Their goal is to incorporate as much of Biden's $1.9 trillion relief proposal as possible, although some provisions -- such as an increase in the federal minimum wage -- may need to be left out if the parliamentarian determines they do not have a significant impact on federal spending. And they want to have the process done quickly, with legislation passed no later than March 14.
This is likely to come as a disappointment to moderate Republicans and perhaps even to some centrist Democrats who were hoping lawmakers could find compromise on a bipartisan plan. Still, some on the left are concerned that if they don't act swiftly because they are waiting on the GOP to reach a deal, they'll lose the opportunity to deliver for the American people.

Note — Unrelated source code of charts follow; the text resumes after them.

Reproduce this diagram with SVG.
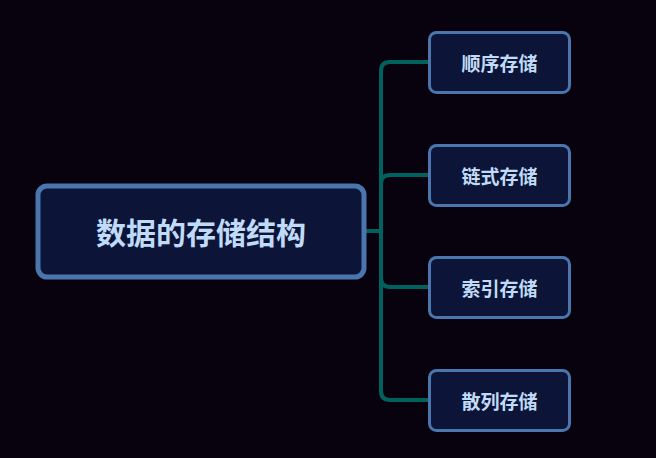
<svg xmlns="http://www.w3.org/2000/svg" width="656" height="458" viewBox="0 0 656 458">
<style>
.box{fill:#0c1538;stroke:#4a76ad}
.t{fill:#c0dbf7;font-family:"Noto Sans CJK SC",sans-serif;font-weight:bold;text-anchor:middle;dominant-baseline:central}
.c{fill:none;stroke:#00625f;stroke-width:4}
</style>
<rect width="656" height="458" fill="#08020f"/>
<g id="connectors">
<path class="c" d="M366 231H381"/>
<path class="c" d="M429 62H390Q381 62 381 71V391Q381 400 390 400H429"/>
<path class="c" d="M429 175H390Q381 175 381 184"/>
<path class="c" d="M429 287H390Q381 287 381 278"/>
</g>
<g id="root"><rect class="box" x="38" y="186" width="326" height="91" rx="9" stroke-width="5"/><text class="t" x="201" y="231" font-size="30">数据的存储结构</text></g>
<g id="n1"><rect class="box" x="429.5" y="32.5" width="140" height="60" rx="7" stroke-width="3"/><text class="t" x="499.5" y="62.5" font-size="19">顺序存储</text></g>
<g id="n2"><rect class="box" x="429.5" y="145.5" width="140" height="60" rx="7" stroke-width="3"/><text class="t" x="499.5" y="175.5" font-size="19">链式存储</text></g>
<g id="n3"><rect class="box" x="429.5" y="257.5" width="140" height="60" rx="7" stroke-width="3"/><text class="t" x="499.5" y="287.5" font-size="19">索引存储</text></g>
<g id="n4"><rect class="box" x="429.5" y="370.5" width="140" height="60" rx="7" stroke-width="3"/><text class="t" x="499.5" y="400.5" font-size="19">散列存储</text></g>
</svg>
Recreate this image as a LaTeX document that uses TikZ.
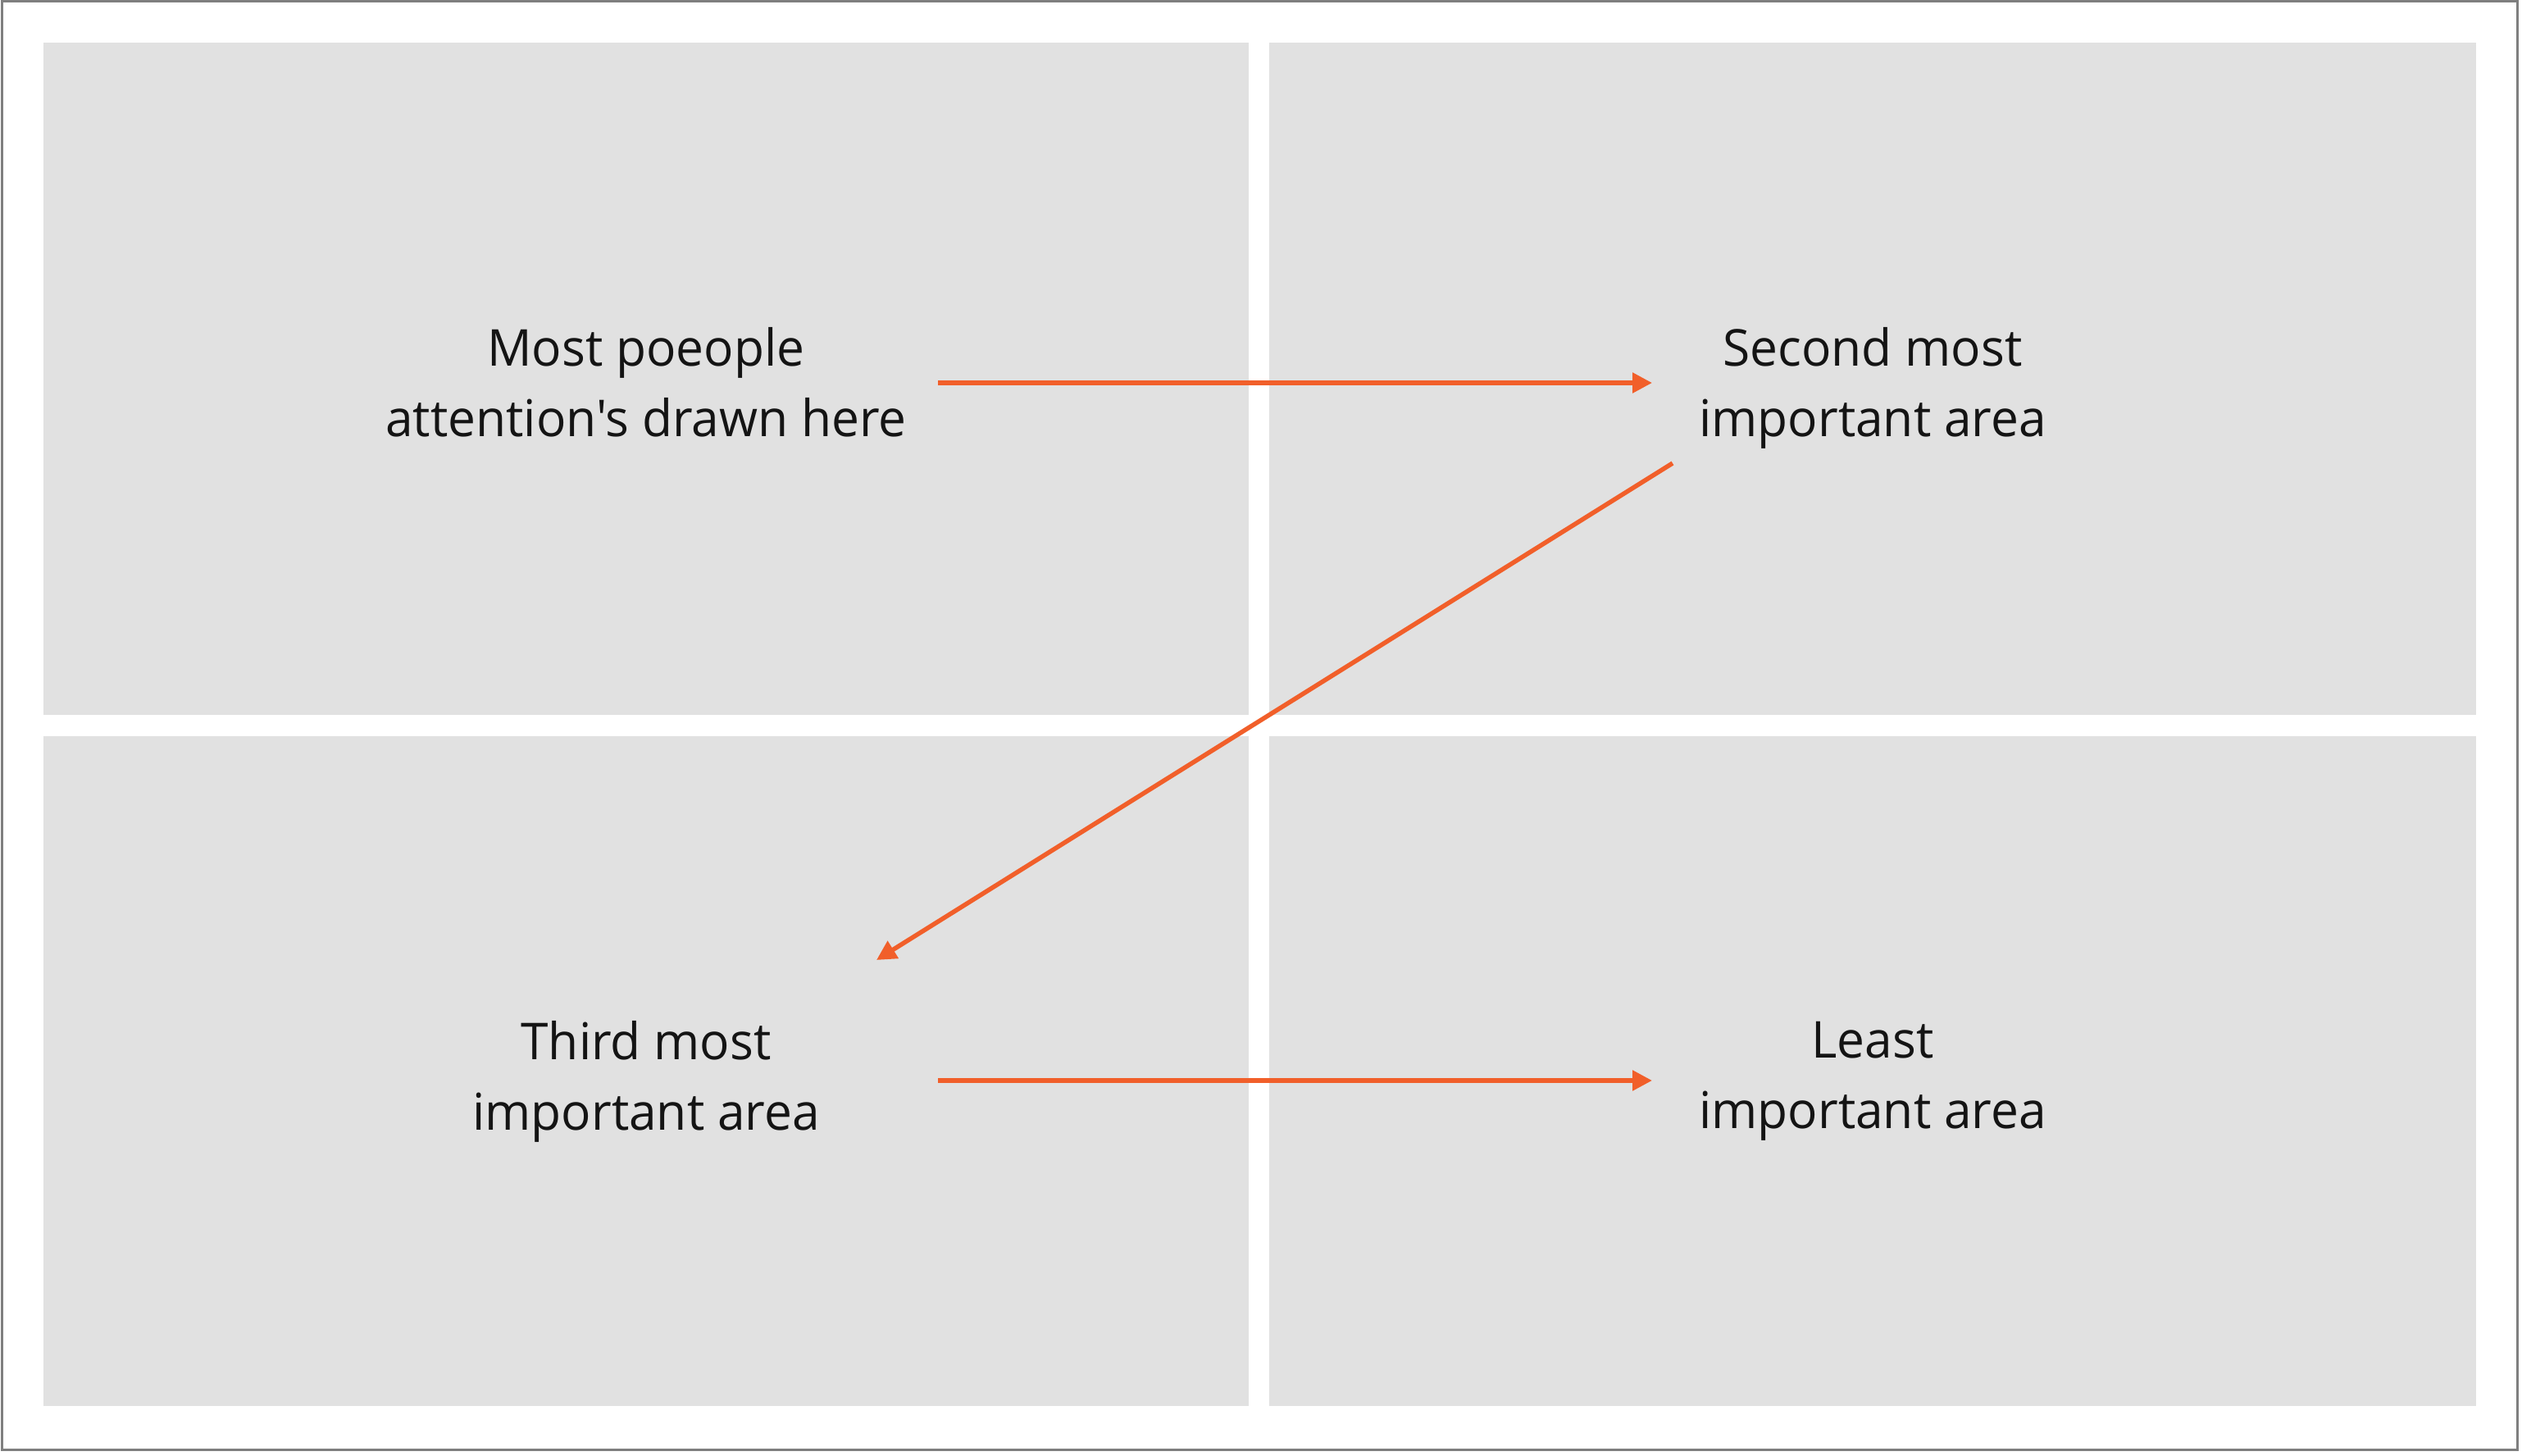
\documentclass[tikz,border=0pt]{standalone}
\usepackage{fontspec}
\setmainfont{Open Sans}[Ligatures=TeXOff]
\usetikzlibrary{arrows.meta}
\definecolor{panelgray}{HTML}{E1E1E1}
\definecolor{arroworange}{HTML}{F15F2A}
\definecolor{framegray}{HTML}{7F7F7F}
\tikzset{
  panel/.style={fill=panelgray, draw=none},
  lbl/.style={align=center, font=\fontsize{62}{86}\selectfont, text=black!92, inner sep=0pt, xscale=0.975},
  flow/.style={draw=arroworange, line width=5.5pt, -{Triangle[length=24pt,width=24pt]}}
}
\begin{document}
\begin{tikzpicture}[x=1pt,y=-1pt]
  \useasboundingbox (0,0) rectangle (3076,1776);
  \fill[white] (0,0) rectangle (3076,1776);
  \draw[framegray, line width=3pt] (2,2) rectangle (3070,1768);
  \path[panel] (53,52) rectangle (1523,872);
  \path[panel] (1548,52) rectangle (3020,872);
  \path[panel] (53,898) rectangle (1523,1715);
  \path[panel] (1548,898) rectangle (3020,1715);
  \node[lbl] (tl) at (788,466) {Most poeople\\attention's drawn here};
  \node[lbl] (tr) at (2284,473) {Second most\\important area};
  \node[lbl] (bl) at (788,1319) {Third most\\important area};
  \node[lbl] (br) at (2284,1319) {Least\\important area};
  \coordinate (a1s) at (1144,467);
  \coordinate (a1e) at (2015,467);
  \coordinate (a2s) at (2040,565);
  \coordinate (a2e) at (1069,1171);
  \coordinate (a3s) at (1144,1318);
  \coordinate (a3e) at (2015,1318);
  \draw[flow] (a1s) -- (a1e);
  \draw[flow] (a2s) -- (a2e);
  \draw[flow] (a3s) -- (a3e);
\end{tikzpicture}
\end{document}
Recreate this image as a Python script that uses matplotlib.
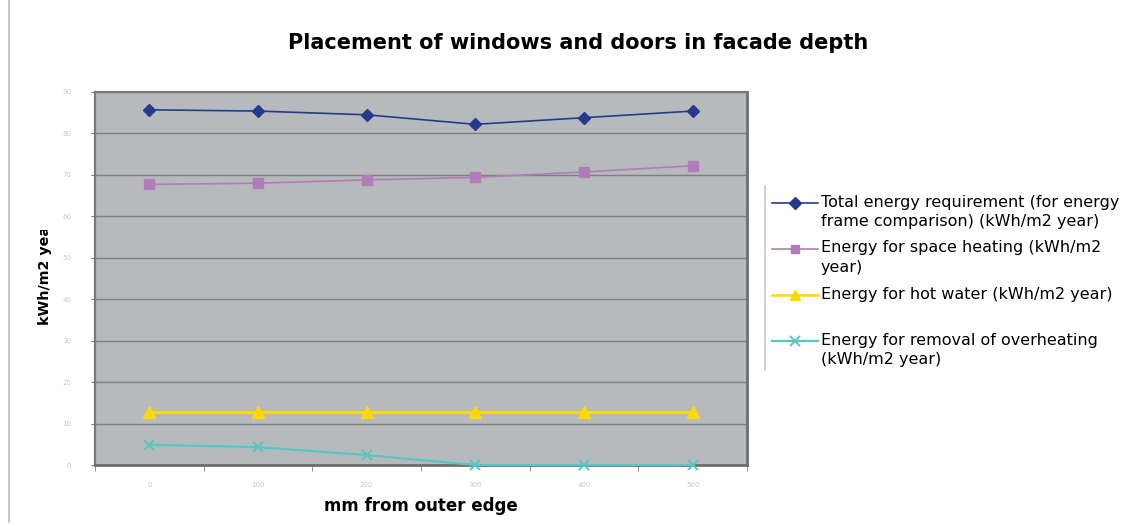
import matplotlib
matplotlib.use("Agg")
import matplotlib.pyplot as plt
from matplotlib.lines import Line2D
from matplotlib.transforms import Bbox

# ---- data ----
x_labels = ["0", "100", "200", "300", "400", "500"]
y_ticks = [0, 10, 20, 30, 40, 50, 60, 70, 80, 90]
total_energy = [85.7, 85.4, 84.5, 82.2, 83.8, 85.4]
space_heating = [67.7, 68.0, 68.8, 69.4, 70.7, 72.2]
hot_water = [12.8, 12.8, 12.8, 12.8, 12.8, 12.8]
overheating = [4.9, 4.3, 2.4, 0.0, 0.0, 0.0]

series_labels = [
    "Total energy requirement (for energy\nframe comparison) (kWh/m2 year)",
    "Energy for space heating (kWh/m2\nyear)",
    "Energy for hot water (kWh/m2 year)",
    "Energy for removal of overheating\n(kWh/m2 year)",
]
title = "Placement of windows and doors in facade depth"
xlabel = "mm from outer edge"
ylabel = "kWh/m2 year"

W, H = 1142, 526
fig = plt.figure(figsize=(W / 100, H / 100), dpi=100)
plt.rcParams['font.family'] = ['DejaVu Sans']

def fx(px):
    return px / W

def fy(py):
    return 1 - py / H

ax = fig.add_axes([fx(95), fy(465), fx(747) - fx(95), fy(92) - fy(465)])
ax.set_facecolor('#B6BABD')

xs = list(range(len(x_labels)))
styles = [
    dict(color='#27398C', marker='D', markersize=6.5, lw=1.2),
    dict(color='#B17DB9', marker='s', markersize=6.5, lw=1.2),
    dict(color='#FFD800', marker='^', markersize=8, lw=2.2),
    dict(color='#58C6C4', marker='x', markersize=7.5, lw=1.6, mew=1.4),
]
data = [total_energy, space_heating, hot_water, overheating]
for vals, st in zip(data, styles):
    ax.plot(xs, vals, clip_on=False, zorder=3, **st)

ax.set_xlim(-0.5, len(x_labels) - 0.5)
ax.set_ylim(0, 90)
ax.set_yticks(y_ticks)
ax.set_yticklabels([str(v) for v in y_ticks], fontsize=5, color='#C8C8C8')
ax.set_xticks(xs)
ax.set_xticklabels(x_labels, fontsize=5, color='#C8C8C8')
ax.set_xticks([i - 0.5 for i in range(len(x_labels) + 1)], minor=True)
ax.tick_params(axis='x', which='major', length=0, pad=12)
ax.tick_params(axis='x', which='minor', length=4, color='#808080', direction='out')
ax.tick_params(axis='y', length=3, color='#808080', direction='out', pad=14)
ax.grid(axis='y', color='#7F7F7F', lw=1.0, zorder=1)
ax.set_axisbelow(True)
for side in ['top', 'left']:
    ax.spines[side].set_color('#7A7A7A')
    ax.spines[side].set_linewidth(1.6)
for side in ['right', 'bottom']:
    ax.spines[side].set_color('#6E6E6E')
    ax.spines[side].set_linewidth(2.0)

fig.text(fx(578), fy(43), title, ha='center', va='center', fontsize=15, fontweight='bold')
fig.text(fx(421), fy(506), xlabel, ha='center', va='center', fontsize=12, fontweight='bold')
yl = fig.text(fx(45), fy(325), ylabel, ha='center', va='bottom', rotation=90,
              fontsize=10.3, fontweight='bold')
yl.set_clip_box(Bbox.from_extents(0, 0, W, fy(230) * H))
yl.set_clip_on(True)

# border lines
fig.add_artist(Line2D([fx(9), fx(9)], [fy(0), fy(522)], color='#BDBDBD', lw=1.2))
fig.add_artist(Line2D([fx(765), fx(765)], [fy(186), fy(370)], color='#C8C8C8', lw=1.2))

# legend (Excel-style: handle aligned with first text line)
leg_top = 202.5
pitch = 46
for i, (lab, st) in enumerate(zip(series_labels, styles)):
    yy = fy(leg_top + i * pitch)
    fig.add_artist(Line2D([fx(772), fx(818)], [yy, yy], color=st['color'],
                          lw=st['lw'] if st['lw'] < 2 else 1.8))
    fig.add_artist(Line2D([fx(795)], [yy], color=st['color'], marker=st['marker'],
                          markersize=st['markersize'] * 0.9, mew=st.get('mew', 1), lw=0))
    fig.text(fx(821), yy + 8 / H, lab, ha='left', va='top', fontsize=11.5, linespacing=1.4)

fig.savefig('out.png', dpi=100)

Many are also arguing that since the Republicans used reconciliation to pass their tax legislation in an attempt to repeal Obamacare, the Biden administration is justified in using the same process on its priorities. And Democrats have suggested that those on the right who want to pass stimulus relief would be welcome to vote yes on the bill passed through reconciliation (although that is very unlikely to happen).
Americans may not care much about the procedural wrangling, though. The bottom line is many will just be happy to see a $1,400 check deposited into their bank account some time in mid-March if the Democrats can make that happen.